#### Records shown
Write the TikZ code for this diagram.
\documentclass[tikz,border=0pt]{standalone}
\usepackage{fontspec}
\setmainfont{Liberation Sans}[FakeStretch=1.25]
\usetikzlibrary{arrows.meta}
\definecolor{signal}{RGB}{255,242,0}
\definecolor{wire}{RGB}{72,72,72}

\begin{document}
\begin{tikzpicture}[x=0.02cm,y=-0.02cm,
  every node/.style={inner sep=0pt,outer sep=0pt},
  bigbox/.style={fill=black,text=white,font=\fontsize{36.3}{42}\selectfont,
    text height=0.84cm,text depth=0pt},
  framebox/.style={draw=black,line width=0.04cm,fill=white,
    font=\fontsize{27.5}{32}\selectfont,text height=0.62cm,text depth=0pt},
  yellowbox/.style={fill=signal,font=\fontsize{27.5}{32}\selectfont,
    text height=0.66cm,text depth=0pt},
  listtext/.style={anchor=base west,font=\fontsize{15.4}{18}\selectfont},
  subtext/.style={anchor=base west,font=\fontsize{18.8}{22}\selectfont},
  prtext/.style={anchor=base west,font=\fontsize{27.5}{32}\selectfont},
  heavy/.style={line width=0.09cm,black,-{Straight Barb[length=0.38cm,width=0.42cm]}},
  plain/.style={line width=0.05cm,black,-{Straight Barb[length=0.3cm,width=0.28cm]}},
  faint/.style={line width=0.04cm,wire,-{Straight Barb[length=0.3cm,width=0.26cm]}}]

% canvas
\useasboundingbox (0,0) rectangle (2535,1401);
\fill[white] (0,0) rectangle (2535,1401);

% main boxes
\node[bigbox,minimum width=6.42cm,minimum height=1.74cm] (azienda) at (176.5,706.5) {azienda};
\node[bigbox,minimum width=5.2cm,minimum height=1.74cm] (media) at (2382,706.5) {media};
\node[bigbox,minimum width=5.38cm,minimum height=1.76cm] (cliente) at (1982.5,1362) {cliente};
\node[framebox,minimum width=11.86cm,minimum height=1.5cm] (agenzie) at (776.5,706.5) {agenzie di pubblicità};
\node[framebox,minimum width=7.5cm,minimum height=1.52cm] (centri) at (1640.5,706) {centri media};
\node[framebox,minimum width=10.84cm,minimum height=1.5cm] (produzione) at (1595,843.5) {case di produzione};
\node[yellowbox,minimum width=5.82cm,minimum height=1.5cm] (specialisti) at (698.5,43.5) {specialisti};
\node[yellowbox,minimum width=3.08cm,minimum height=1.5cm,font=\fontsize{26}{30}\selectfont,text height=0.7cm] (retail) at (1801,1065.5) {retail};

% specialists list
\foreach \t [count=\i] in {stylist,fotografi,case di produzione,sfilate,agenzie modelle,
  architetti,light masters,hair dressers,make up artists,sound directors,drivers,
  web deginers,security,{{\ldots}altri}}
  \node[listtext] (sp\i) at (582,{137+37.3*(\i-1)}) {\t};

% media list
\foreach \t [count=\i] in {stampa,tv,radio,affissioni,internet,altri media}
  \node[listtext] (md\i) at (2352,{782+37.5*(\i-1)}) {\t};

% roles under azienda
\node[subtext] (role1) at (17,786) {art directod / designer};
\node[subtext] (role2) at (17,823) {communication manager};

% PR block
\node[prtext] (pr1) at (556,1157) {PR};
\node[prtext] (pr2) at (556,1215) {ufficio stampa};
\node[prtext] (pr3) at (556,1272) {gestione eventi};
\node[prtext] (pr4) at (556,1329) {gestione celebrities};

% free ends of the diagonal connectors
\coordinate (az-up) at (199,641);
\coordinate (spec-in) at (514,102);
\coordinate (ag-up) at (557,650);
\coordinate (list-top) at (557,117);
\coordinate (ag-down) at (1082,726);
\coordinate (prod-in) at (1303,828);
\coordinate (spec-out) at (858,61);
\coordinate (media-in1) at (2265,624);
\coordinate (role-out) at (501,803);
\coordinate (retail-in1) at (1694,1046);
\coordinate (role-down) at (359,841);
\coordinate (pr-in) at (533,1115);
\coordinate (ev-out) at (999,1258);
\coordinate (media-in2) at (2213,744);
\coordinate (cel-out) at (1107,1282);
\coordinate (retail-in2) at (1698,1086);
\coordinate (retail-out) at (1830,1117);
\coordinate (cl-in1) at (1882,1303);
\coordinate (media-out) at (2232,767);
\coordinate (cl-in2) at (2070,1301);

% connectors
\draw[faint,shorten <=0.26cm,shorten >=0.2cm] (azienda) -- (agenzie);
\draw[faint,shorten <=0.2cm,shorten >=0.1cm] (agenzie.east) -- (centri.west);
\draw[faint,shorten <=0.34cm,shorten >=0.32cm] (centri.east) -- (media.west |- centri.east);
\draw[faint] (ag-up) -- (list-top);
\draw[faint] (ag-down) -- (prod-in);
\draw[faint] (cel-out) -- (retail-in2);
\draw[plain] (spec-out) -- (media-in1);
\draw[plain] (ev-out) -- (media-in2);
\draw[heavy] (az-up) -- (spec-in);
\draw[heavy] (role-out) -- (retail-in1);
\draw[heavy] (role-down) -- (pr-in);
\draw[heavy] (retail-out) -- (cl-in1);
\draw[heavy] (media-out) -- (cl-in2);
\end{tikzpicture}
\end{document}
########
#### Records shown
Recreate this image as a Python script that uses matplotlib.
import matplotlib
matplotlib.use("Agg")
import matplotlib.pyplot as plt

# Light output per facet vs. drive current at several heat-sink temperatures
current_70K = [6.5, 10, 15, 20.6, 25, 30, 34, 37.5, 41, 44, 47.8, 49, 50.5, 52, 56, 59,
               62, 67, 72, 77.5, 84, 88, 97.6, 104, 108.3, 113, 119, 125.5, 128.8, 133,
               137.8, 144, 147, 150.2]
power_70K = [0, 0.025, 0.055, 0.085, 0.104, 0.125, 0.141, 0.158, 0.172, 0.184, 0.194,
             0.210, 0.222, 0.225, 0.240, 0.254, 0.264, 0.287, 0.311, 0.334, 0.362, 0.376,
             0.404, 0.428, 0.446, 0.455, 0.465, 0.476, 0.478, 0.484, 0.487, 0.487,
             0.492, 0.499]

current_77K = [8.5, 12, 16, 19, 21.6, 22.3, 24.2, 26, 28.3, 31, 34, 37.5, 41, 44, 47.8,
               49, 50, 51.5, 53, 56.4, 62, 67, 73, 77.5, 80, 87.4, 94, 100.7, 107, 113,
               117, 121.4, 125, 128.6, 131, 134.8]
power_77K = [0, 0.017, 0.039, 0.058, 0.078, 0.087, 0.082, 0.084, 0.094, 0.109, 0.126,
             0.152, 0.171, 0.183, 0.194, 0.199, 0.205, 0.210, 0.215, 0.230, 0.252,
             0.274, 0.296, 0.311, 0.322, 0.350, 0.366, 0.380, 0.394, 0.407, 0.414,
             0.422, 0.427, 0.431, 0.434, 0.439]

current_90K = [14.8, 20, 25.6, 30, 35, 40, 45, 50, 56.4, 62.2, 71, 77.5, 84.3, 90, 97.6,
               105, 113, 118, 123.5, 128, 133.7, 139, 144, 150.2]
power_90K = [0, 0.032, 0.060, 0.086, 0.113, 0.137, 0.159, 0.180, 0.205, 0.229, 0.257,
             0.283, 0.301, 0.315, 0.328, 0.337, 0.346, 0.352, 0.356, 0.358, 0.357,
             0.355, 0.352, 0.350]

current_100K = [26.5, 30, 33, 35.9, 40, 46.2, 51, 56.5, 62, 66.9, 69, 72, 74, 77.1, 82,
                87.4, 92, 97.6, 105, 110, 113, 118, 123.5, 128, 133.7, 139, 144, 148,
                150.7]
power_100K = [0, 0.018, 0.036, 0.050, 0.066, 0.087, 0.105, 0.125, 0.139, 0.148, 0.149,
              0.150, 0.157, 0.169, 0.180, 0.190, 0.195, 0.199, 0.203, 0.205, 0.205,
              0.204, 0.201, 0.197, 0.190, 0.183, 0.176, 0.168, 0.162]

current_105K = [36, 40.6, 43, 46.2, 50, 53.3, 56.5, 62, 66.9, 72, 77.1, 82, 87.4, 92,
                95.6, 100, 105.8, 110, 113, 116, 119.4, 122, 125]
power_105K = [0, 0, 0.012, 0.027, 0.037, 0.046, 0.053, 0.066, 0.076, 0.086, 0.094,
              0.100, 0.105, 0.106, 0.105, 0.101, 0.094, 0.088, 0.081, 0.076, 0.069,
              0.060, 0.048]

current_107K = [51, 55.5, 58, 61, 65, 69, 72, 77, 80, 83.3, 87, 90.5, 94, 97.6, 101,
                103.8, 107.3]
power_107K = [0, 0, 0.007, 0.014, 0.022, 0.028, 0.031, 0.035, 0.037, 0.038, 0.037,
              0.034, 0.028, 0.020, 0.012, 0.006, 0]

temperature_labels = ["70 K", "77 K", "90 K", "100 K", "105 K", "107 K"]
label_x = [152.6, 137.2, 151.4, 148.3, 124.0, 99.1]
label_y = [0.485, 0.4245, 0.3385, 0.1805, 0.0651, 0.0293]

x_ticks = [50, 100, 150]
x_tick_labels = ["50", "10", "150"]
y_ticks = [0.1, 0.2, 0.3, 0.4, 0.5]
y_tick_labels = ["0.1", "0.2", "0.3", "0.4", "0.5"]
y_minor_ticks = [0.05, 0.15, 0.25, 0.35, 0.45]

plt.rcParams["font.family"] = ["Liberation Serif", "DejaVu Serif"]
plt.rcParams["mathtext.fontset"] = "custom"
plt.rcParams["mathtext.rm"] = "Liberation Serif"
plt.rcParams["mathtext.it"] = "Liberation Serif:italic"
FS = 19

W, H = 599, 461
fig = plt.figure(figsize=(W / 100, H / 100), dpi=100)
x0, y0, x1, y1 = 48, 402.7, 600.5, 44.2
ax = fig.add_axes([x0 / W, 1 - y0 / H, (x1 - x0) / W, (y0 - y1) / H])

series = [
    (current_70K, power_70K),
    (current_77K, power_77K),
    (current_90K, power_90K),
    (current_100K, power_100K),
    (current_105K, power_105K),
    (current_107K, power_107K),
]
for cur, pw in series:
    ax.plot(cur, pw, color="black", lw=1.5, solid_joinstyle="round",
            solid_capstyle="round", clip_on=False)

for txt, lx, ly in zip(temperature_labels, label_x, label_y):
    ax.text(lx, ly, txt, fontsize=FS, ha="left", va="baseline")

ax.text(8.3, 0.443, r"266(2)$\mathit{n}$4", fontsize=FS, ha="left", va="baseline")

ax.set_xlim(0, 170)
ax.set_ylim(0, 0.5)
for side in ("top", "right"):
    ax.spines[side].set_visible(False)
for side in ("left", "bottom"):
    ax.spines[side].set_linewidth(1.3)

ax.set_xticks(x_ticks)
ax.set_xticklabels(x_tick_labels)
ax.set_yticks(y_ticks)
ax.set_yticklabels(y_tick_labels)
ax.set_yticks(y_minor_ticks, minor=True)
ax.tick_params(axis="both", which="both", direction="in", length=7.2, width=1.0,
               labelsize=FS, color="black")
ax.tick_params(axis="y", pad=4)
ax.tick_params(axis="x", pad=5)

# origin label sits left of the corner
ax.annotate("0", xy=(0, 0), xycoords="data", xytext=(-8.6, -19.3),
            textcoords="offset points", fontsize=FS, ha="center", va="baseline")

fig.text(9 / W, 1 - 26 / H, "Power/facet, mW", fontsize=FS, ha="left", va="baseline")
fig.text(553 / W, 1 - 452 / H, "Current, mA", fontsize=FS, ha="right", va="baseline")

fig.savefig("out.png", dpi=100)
########
**Short exercise**
From the records above, extract exactly and only the lines that begin at the line with "Recreate this image" and stop after the line with "0.204, 0.201, 0.197, 0.190, 0.183, 0.176, 0.168, 0.162]".

**Result below**
Recreate this image as a Python script that uses matplotlib.
import matplotlib
matplotlib.use("Agg")
import matplotlib.pyplot as plt

# Light output per facet vs. drive current at several heat-sink temperatures
current_70K = [6.5, 10, 15, 20.6, 25, 30, 34, 37.5, 41, 44, 47.8, 49, 50.5, 52, 56, 59,
               62, 67, 72, 77.5, 84, 88, 97.6, 104, 108.3, 113, 119, 125.5, 128.8, 133,
               137.8, 144, 147, 150.2]
power_70K = [0, 0.025, 0.055, 0.085, 0.104, 0.125, 0.141, 0.158, 0.172, 0.184, 0.194,
             0.210, 0.222, 0.225, 0.240, 0.254, 0.264, 0.287, 0.311, 0.334, 0.362, 0.376,
             0.404, 0.428, 0.446, 0.455, 0.465, 0.476, 0.478, 0.484, 0.487, 0.487,
             0.492, 0.499]

current_77K = [8.5, 12, 16, 19, 21.6, 22.3, 24.2, 26, 28.3, 31, 34, 37.5, 41, 44, 47.8,
               49, 50, 51.5, 53, 56.4, 62, 67, 73, 77.5, 80, 87.4, 94, 100.7, 107, 113,
               117, 121.4, 125, 128.6, 131, 134.8]
power_77K = [0, 0.017, 0.039, 0.058, 0.078, 0.087, 0.082, 0.084, 0.094, 0.109, 0.126,
             0.152, 0.171, 0.183, 0.194, 0.199, 0.205, 0.210, 0.215, 0.230, 0.252,
             0.274, 0.296, 0.311, 0.322, 0.350, 0.366, 0.380, 0.394, 0.407, 0.414,
             0.422, 0.427, 0.431, 0.434, 0.439]

current_90K = [14.8, 20, 25.6, 30, 35, 40, 45, 50, 56.4, 62.2, 71, 77.5, 84.3, 90, 97.6,
               105, 113, 118, 123.5, 128, 133.7, 139, 144, 150.2]
power_90K = [0, 0.032, 0.060, 0.086, 0.113, 0.137, 0.159, 0.180, 0.205, 0.229, 0.257,
             0.283, 0.301, 0.315, 0.328, 0.337, 0.346, 0.352, 0.356, 0.358, 0.357,
             0.355, 0.352, 0.350]

current_100K = [26.5, 30, 33, 35.9, 40, 46.2, 51, 56.5, 62, 66.9, 69, 72, 74, 77.1, 82,
                87.4, 92, 97.6, 105, 110, 113, 118, 123.5, 128, 133.7, 139, 144, 148,
                150.7]
power_100K = [0, 0.018, 0.036, 0.050, 0.066, 0.087, 0.105, 0.125, 0.139, 0.148, 0.149,
              0.150, 0.157, 0.169, 0.180, 0.190, 0.195, 0.199, 0.203, 0.205, 0.205,
              0.204, 0.201, 0.197, 0.190, 0.183, 0.176, 0.168, 0.162]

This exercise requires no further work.